---- RECORDED DATA

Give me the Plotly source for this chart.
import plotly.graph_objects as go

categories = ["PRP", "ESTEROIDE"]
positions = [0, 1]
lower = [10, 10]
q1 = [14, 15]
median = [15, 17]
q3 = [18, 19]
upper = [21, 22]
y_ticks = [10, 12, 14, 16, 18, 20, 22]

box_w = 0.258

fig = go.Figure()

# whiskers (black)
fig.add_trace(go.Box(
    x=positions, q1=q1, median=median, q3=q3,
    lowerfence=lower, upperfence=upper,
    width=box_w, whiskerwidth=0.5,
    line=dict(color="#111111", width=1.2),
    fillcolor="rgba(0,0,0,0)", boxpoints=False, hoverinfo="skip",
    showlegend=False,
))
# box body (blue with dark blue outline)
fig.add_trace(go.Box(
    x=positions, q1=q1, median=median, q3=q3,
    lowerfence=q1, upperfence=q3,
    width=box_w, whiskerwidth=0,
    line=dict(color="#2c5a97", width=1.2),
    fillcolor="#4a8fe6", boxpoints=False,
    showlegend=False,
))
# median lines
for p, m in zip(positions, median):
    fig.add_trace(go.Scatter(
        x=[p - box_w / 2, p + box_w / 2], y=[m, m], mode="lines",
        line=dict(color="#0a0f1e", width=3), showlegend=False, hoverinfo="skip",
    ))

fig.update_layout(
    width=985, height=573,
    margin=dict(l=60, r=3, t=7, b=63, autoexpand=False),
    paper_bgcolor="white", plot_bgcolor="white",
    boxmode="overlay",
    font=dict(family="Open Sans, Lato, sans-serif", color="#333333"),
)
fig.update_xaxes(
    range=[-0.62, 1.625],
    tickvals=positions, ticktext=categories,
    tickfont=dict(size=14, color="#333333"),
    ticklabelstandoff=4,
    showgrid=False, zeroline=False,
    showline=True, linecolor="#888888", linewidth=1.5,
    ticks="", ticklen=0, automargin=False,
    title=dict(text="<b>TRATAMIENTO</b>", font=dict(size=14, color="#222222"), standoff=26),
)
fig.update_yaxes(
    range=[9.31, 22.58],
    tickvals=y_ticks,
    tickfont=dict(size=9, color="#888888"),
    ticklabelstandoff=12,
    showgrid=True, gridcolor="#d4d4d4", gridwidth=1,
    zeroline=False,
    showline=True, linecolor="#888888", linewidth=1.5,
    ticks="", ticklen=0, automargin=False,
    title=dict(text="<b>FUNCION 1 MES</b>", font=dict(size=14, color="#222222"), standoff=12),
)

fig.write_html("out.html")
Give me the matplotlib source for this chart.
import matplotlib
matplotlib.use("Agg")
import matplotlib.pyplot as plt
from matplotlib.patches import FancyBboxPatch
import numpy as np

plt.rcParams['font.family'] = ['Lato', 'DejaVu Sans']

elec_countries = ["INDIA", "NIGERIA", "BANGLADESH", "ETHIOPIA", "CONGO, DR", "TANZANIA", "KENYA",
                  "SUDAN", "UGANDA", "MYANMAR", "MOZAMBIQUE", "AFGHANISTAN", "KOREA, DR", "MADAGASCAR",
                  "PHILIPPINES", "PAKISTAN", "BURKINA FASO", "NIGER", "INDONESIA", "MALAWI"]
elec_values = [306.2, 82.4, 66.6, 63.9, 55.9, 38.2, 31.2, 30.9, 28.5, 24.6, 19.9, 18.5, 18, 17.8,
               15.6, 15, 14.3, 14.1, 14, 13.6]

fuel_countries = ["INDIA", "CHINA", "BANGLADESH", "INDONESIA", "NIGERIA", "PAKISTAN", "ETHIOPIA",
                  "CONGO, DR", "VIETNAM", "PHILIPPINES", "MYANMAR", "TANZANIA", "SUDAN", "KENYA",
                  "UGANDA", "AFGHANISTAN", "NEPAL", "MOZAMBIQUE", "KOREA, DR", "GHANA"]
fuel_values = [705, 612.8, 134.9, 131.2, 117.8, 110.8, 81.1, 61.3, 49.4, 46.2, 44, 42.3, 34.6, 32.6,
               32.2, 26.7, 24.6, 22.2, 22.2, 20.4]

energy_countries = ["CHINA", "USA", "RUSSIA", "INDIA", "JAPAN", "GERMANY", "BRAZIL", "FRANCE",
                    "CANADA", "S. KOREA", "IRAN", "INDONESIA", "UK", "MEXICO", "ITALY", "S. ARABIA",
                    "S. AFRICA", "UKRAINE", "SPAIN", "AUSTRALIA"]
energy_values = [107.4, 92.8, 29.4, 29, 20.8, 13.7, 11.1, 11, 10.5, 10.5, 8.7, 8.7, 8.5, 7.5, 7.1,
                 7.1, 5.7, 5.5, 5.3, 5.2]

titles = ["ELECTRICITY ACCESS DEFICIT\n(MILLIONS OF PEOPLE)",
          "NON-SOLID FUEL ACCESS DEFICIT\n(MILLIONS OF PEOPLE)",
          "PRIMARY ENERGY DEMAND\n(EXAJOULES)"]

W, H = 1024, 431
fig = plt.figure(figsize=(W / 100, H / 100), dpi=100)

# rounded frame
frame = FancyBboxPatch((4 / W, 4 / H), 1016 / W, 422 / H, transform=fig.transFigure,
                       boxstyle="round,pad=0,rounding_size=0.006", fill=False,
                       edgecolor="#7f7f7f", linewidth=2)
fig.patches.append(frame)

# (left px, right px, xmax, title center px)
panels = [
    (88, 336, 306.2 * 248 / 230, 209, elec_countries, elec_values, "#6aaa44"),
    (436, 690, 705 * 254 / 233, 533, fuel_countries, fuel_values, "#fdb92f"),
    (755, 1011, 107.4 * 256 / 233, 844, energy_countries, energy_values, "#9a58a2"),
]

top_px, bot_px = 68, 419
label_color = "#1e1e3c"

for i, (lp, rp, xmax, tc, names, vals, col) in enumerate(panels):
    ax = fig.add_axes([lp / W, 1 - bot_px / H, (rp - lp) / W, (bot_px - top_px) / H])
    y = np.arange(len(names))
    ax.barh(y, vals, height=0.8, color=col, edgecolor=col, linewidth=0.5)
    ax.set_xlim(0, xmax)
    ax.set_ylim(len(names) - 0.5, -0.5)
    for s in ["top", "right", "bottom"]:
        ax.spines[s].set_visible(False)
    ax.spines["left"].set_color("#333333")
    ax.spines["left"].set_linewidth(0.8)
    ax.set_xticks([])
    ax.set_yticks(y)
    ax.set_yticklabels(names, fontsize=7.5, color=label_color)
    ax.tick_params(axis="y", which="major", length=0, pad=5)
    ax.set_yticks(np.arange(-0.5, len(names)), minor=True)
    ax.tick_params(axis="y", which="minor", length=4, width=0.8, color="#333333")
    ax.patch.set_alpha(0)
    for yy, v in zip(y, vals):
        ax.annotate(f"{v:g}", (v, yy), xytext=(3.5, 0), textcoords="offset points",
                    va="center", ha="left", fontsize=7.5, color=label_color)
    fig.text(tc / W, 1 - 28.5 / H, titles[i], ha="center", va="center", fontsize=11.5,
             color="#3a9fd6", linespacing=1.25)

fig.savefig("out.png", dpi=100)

--------

#### WRITTEN INSTRUCTION
Repeat the records exactly, including every line.

#### THE SOLUTION
Give me the Plotly source for this chart.
import plotly.graph_objects as go

categories = ["PRP", "ESTEROIDE"]
positions = [0, 1]
lower = [10, 10]
q1 = [14, 15]
median = [15, 17]
q3 = [18, 19]
upper = [21, 22]
y_ticks = [10, 12, 14, 16, 18, 20, 22]

box_w = 0.258

fig = go.Figure()

# whiskers (black)
fig.add_trace(go.Box(
    x=positions, q1=q1, median=median, q3=q3,
    lowerfence=lower, upperfence=upper,
    width=box_w, whiskerwidth=0.5,
    line=dict(color="#111111", width=1.2),
    fillcolor="rgba(0,0,0,0)", boxpoints=False, hoverinfo="skip",
    showlegend=False,
))
# box body (blue with dark blue outline)
fig.add_trace(go.Box(
    x=positions, q1=q1, median=median, q3=q3,
    lowerfence=q1, upperfence=q3,
    width=box_w, whiskerwidth=0,
    line=dict(color="#2c5a97", width=1.2),
    fillcolor="#4a8fe6", boxpoints=False,
    showlegend=False,
))
# median lines
for p, m in zip(positions, median):
    fig.add_trace(go.Scatter(
        x=[p - box_w / 2, p + box_w / 2], y=[m, m], mode="lines",
        line=dict(color="#0a0f1e", width=3), showlegend=False, hoverinfo="skip",
    ))

fig.update_layout(
    width=985, height=573,
    margin=dict(l=60, r=3, t=7, b=63, autoexpand=False),
    paper_bgcolor="white", plot_bgcolor="white",
    boxmode="overlay",
    font=dict(family="Open Sans, Lato, sans-serif", color="#333333"),
)
fig.update_xaxes(
    range=[-0.62, 1.625],
    tickvals=positions, ticktext=categories,
    tickfont=dict(size=14, color="#333333"),
    ticklabelstandoff=4,
    showgrid=False, zeroline=False,
    showline=True, linecolor="#888888", linewidth=1.5,
    ticks="", ticklen=0, automargin=False,
    title=dict(text="<b>TRATAMIENTO</b>", font=dict(size=14, color="#222222"), standoff=26),
)
fig.update_yaxes(
    range=[9.31, 22.58],
    tickvals=y_ticks,
    tickfont=dict(size=9, color="#888888"),
    ticklabelstandoff=12,
    showgrid=True, gridcolor="#d4d4d4", gridwidth=1,
    zeroline=False,
    showline=True, linecolor="#888888", linewidth=1.5,
    ticks="", ticklen=0, automargin=False,
    title=dict(text="<b>FUNCION 1 MES</b>", font=dict(size=14, color="#222222"), standoff=12),
)

fig.write_html("out.html")
Give me the matplotlib source for this chart.
import matplotlib
matplotlib.use("Agg")
import matplotlib.pyplot as plt
from matplotlib.patches import FancyBboxPatch
import numpy as np

plt.rcParams['font.family'] = ['Lato', 'DejaVu Sans']

elec_countries = ["INDIA", "NIGERIA", "BANGLADESH", "ETHIOPIA", "CONGO, DR", "TANZANIA", "KENYA",
                  "SUDAN", "UGANDA", "MYANMAR", "MOZAMBIQUE", "AFGHANISTAN", "KOREA, DR", "MADAGASCAR",
                  "PHILIPPINES", "PAKISTAN", "BURKINA FASO", "NIGER", "INDONESIA", "MALAWI"]
elec_values = [306.2, 82.4, 66.6, 63.9, 55.9, 38.2, 31.2, 30.9, 28.5, 24.6, 19.9, 18.5, 18, 17.8,
               15.6, 15, 14.3, 14.1, 14, 13.6]

fuel_countries = ["INDIA", "CHINA", "BANGLADESH", "INDONESIA", "NIGERIA", "PAKISTAN", "ETHIOPIA",
                  "CONGO, DR", "VIETNAM", "PHILIPPINES", "MYANMAR", "TANZANIA", "SUDAN", "KENYA",
                  "UGANDA", "AFGHANISTAN", "NEPAL", "MOZAMBIQUE", "KOREA, DR", "GHANA"]
fuel_values = [705, 612.8, 134.9, 131.2, 117.8, 110.8, 81.1, 61.3, 49.4, 46.2, 44, 42.3, 34.6, 32.6,
               32.2, 26.7, 24.6, 22.2, 22.2, 20.4]

energy_countries = ["CHINA", "USA", "RUSSIA", "INDIA", "JAPAN", "GERMANY", "BRAZIL", "FRANCE",
                    "CANADA", "S. KOREA", "IRAN", "INDONESIA", "UK", "MEXICO", "ITALY", "S. ARABIA",
                    "S. AFRICA", "UKRAINE", "SPAIN", "AUSTRALIA"]
energy_values = [107.4, 92.8, 29.4, 29, 20.8, 13.7, 11.1, 11, 10.5, 10.5, 8.7, 8.7, 8.5, 7.5, 7.1,
                 7.1, 5.7, 5.5, 5.3, 5.2]

titles = ["ELECTRICITY ACCESS DEFICIT\n(MILLIONS OF PEOPLE)",
          "NON-SOLID FUEL ACCESS DEFICIT\n(MILLIONS OF PEOPLE)",
          "PRIMARY ENERGY DEMAND\n(EXAJOULES)"]

W, H = 1024, 431
fig = plt.figure(figsize=(W / 100, H / 100), dpi=100)

# rounded frame
frame = FancyBboxPatch((4 / W, 4 / H), 1016 / W, 422 / H, transform=fig.transFigure,
                       boxstyle="round,pad=0,rounding_size=0.006", fill=False,
                       edgecolor="#7f7f7f", linewidth=2)
fig.patches.append(frame)

# (left px, right px, xmax, title center px)
panels = [
    (88, 336, 306.2 * 248 / 230, 209, elec_countries, elec_values, "#6aaa44"),
    (436, 690, 705 * 254 / 233, 533, fuel_countries, fuel_values, "#fdb92f"),
    (755, 1011, 107.4 * 256 / 233, 844, energy_countries, energy_values, "#9a58a2"),
]

top_px, bot_px = 68, 419
label_color = "#1e1e3c"

for i, (lp, rp, xmax, tc, names, vals, col) in enumerate(panels):
    ax = fig.add_axes([lp / W, 1 - bot_px / H, (rp - lp) / W, (bot_px - top_px) / H])
    y = np.arange(len(names))
    ax.barh(y, vals, height=0.8, color=col, edgecolor=col, linewidth=0.5)
    ax.set_xlim(0, xmax)
    ax.set_ylim(len(names) - 0.5, -0.5)
    for s in ["top", "right", "bottom"]:
        ax.spines[s].set_visible(False)
    ax.spines["left"].set_color("#333333")
    ax.spines["left"].set_linewidth(0.8)
    ax.set_xticks([])
    ax.set_yticks(y)
    ax.set_yticklabels(names, fontsize=7.5, color=label_color)
    ax.tick_params(axis="y", which="major", length=0, pad=5)
    ax.set_yticks(np.arange(-0.5, len(names)), minor=True)
    ax.tick_params(axis="y", which="minor", length=4, width=0.8, color="#333333")
    ax.patch.set_alpha(0)
    for yy, v in zip(y, vals):
        ax.annotate(f"{v:g}", (v, yy), xytext=(3.5, 0), textcoords="offset points",
                    va="center", ha="left", fontsize=7.5, color=label_color)
    fig.text(tc / W, 1 - 28.5 / H, titles[i], ha="center", va="center", fontsize=11.5,
             color="#3a9fd6", linespacing=1.25)

fig.savefig("out.png", dpi=100)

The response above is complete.